If set for IPsec encryption, the MLXe can handle up to 44 gigabits per second (Gbps) of data. MACsec encryption can be processed at 200 Gbps. IPsec uses AES 256-bit encryption, while MACsec AES 128-bit. AES is the Advanced Encryption Standard used by the U.S. government to protect classified information.

MACsec is typically used to encrypt data communications between a switch and whatever is plugged into it. The purpose of this point-to-point encryption is to prevent someone from intercepting readable data on that line. IPsec is particularly useful for implementing virtual private networks (VPNs).

An MLXe equipped for router encryption would be well suited for enhancing security in public and private cloud rollouts and in high-performance wide area networks (WANs), IDC analyst Rohit Mehra said.
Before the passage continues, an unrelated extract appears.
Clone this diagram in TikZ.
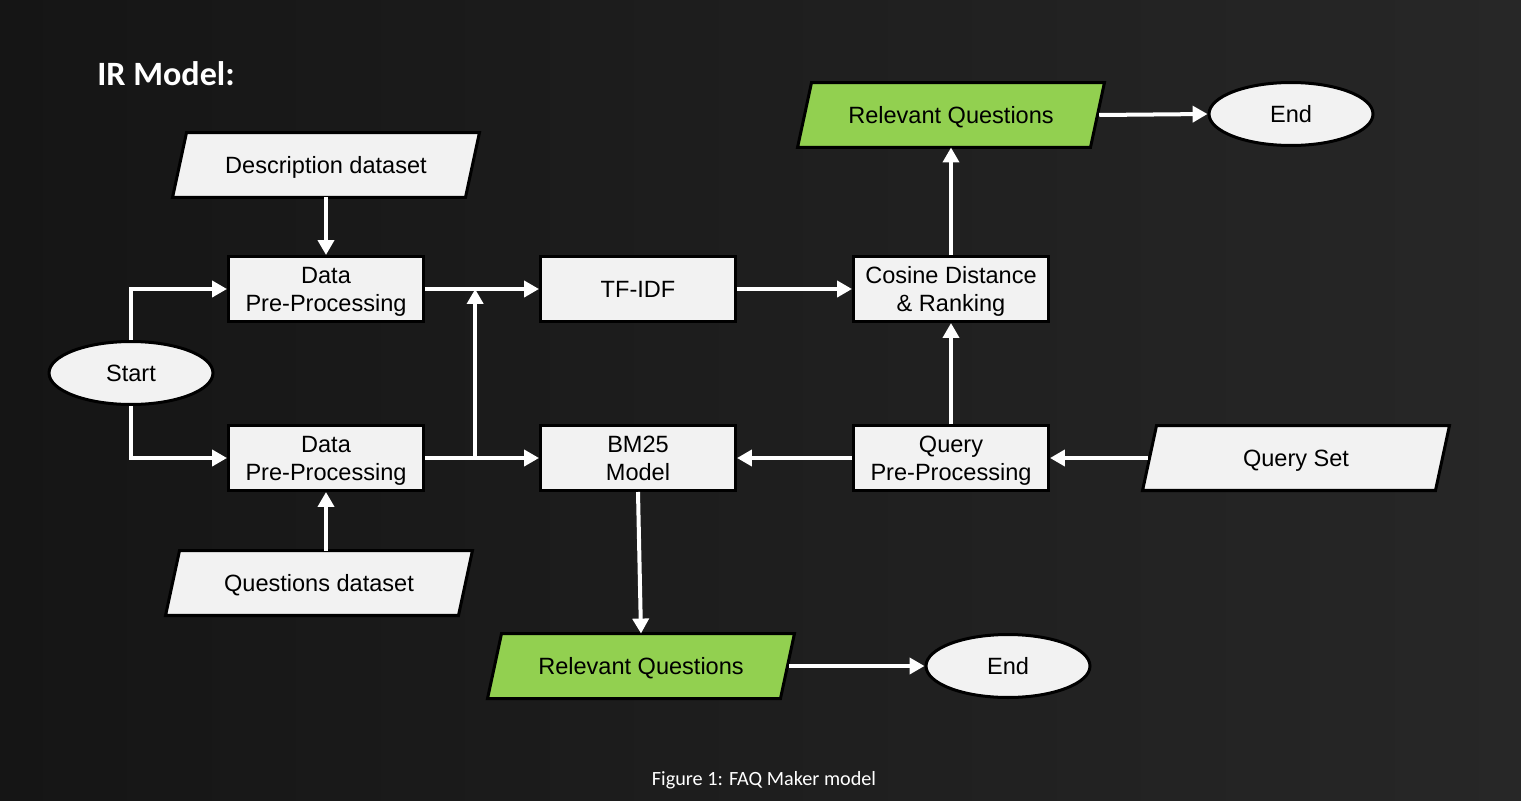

Brocade customers in retail, financial services, healthcare and government would find the Brocade technology a "nice value-add to their broader security architecture."

Other experts worry that having security in network infrastructure could reduce involvement by security pros.

"I'm a fan of having more functionality in routers, but moving what was a dedicated appliance to a line card in a router usually means that the security function is being done by the core infrastructure team and not the security team," Ron Gula, chief executive of network monitoring company Tenable Network Security, said.

Using multiple MLXe modules can increase the data capacity of encryption to 1 terabit per second per router. But very few companies will need to scramble such a high volume of data, Williams said.

"We don't have customers planning on doing that today, but that's where we're heading," he said.

The world is creating vast amounts of digital data. The amount is expected to grow to 40,000 exabytes by 2020 from 130 exabytes in 2005, according to IDC.

A MACsec-capable module for the MLXe starts at $90,000. A module that supports IPsec and MACsec at a maximum data rate of 44 Gbps costs $120,000. The Brocade Netiron OS 5.8 software that enables encryption is provided at no additional cost.